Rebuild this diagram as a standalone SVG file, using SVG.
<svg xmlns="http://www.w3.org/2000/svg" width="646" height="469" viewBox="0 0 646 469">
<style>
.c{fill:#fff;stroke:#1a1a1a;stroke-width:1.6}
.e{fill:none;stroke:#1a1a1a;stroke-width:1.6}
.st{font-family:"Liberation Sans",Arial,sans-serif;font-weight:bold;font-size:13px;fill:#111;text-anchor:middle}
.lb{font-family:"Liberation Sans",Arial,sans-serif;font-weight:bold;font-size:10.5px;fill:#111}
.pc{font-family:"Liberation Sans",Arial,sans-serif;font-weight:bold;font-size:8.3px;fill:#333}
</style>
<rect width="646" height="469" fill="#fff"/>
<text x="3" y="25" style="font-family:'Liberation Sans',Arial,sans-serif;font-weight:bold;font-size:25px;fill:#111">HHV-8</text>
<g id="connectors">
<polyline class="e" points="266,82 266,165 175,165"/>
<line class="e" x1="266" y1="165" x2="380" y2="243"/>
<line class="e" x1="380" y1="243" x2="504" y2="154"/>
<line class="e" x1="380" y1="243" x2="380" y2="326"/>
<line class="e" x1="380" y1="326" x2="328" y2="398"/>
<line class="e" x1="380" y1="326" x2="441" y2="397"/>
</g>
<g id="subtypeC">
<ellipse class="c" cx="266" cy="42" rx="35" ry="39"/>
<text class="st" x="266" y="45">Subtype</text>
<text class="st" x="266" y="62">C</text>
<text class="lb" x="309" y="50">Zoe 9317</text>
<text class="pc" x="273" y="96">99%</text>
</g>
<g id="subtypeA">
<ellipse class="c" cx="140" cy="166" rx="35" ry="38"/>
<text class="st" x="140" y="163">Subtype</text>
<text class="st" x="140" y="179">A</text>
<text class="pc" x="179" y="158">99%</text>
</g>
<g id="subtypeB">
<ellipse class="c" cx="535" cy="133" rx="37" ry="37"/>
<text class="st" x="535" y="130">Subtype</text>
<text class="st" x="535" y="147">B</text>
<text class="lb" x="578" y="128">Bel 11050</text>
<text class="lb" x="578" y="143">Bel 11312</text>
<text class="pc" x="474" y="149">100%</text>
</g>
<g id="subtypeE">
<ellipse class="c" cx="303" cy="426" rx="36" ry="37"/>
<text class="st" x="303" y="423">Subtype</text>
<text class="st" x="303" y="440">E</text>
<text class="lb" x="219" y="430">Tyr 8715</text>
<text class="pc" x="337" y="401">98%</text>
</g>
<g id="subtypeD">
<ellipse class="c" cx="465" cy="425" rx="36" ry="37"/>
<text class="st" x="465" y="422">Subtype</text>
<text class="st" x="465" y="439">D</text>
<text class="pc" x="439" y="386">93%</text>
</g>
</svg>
========================================
*Problem to work on*. Repeat the data verbatim.

*Response to this task*.
Rebuild this diagram as a standalone SVG file, using SVG.
<svg xmlns="http://www.w3.org/2000/svg" width="646" height="469" viewBox="0 0 646 469">
<style>
.c{fill:#fff;stroke:#1a1a1a;stroke-width:1.6}
.e{fill:none;stroke:#1a1a1a;stroke-width:1.6}
.st{font-family:"Liberation Sans",Arial,sans-serif;font-weight:bold;font-size:13px;fill:#111;text-anchor:middle}
.lb{font-family:"Liberation Sans",Arial,sans-serif;font-weight:bold;font-size:10.5px;fill:#111}
.pc{font-family:"Liberation Sans",Arial,sans-serif;font-weight:bold;font-size:8.3px;fill:#333}
</style>
<rect width="646" height="469" fill="#fff"/>
<text x="3" y="25" style="font-family:'Liberation Sans',Arial,sans-serif;font-weight:bold;font-size:25px;fill:#111">HHV-8</text>
<g id="connectors">
<polyline class="e" points="266,82 266,165 175,165"/>
<line class="e" x1="266" y1="165" x2="380" y2="243"/>
<line class="e" x1="380" y1="243" x2="504" y2="154"/>
<line class="e" x1="380" y1="243" x2="380" y2="326"/>
<line class="e" x1="380" y1="326" x2="328" y2="398"/>
<line class="e" x1="380" y1="326" x2="441" y2="397"/>
</g>
<g id="subtypeC">
<ellipse class="c" cx="266" cy="42" rx="35" ry="39"/>
<text class="st" x="266" y="45">Subtype</text>
<text class="st" x="266" y="62">C</text>
<text class="lb" x="309" y="50">Zoe 9317</text>
<text class="pc" x="273" y="96">99%</text>
</g>
<g id="subtypeA">
<ellipse class="c" cx="140" cy="166" rx="35" ry="38"/>
<text class="st" x="140" y="163">Subtype</text>
<text class="st" x="140" y="179">A</text>
<text class="pc" x="179" y="158">99%</text>
</g>
<g id="subtypeB">
<ellipse class="c" cx="535" cy="133" rx="37" ry="37"/>
<text class="st" x="535" y="130">Subtype</text>
<text class="st" x="535" y="147">B</text>
<text class="lb" x="578" y="128">Bel 11050</text>
<text class="lb" x="578" y="143">Bel 11312</text>
<text class="pc" x="474" y="149">100%</text>
</g>
<g id="subtypeE">
<ellipse class="c" cx="303" cy="426" rx="36" ry="37"/>
<text class="st" x="303" y="423">Subtype</text>
<text class="st" x="303" y="440">E</text>
<text class="lb" x="219" y="430">Tyr 8715</text>
<text class="pc" x="337" y="401">98%</text>
</g>
<g id="subtypeD">
<ellipse class="c" cx="465" cy="425" rx="36" ry="37"/>
<text class="st" x="465" y="422">Subtype</text>
<text class="st" x="465" y="439">D</text>
<text class="pc" x="439" y="386">93%</text>
</g>
</svg>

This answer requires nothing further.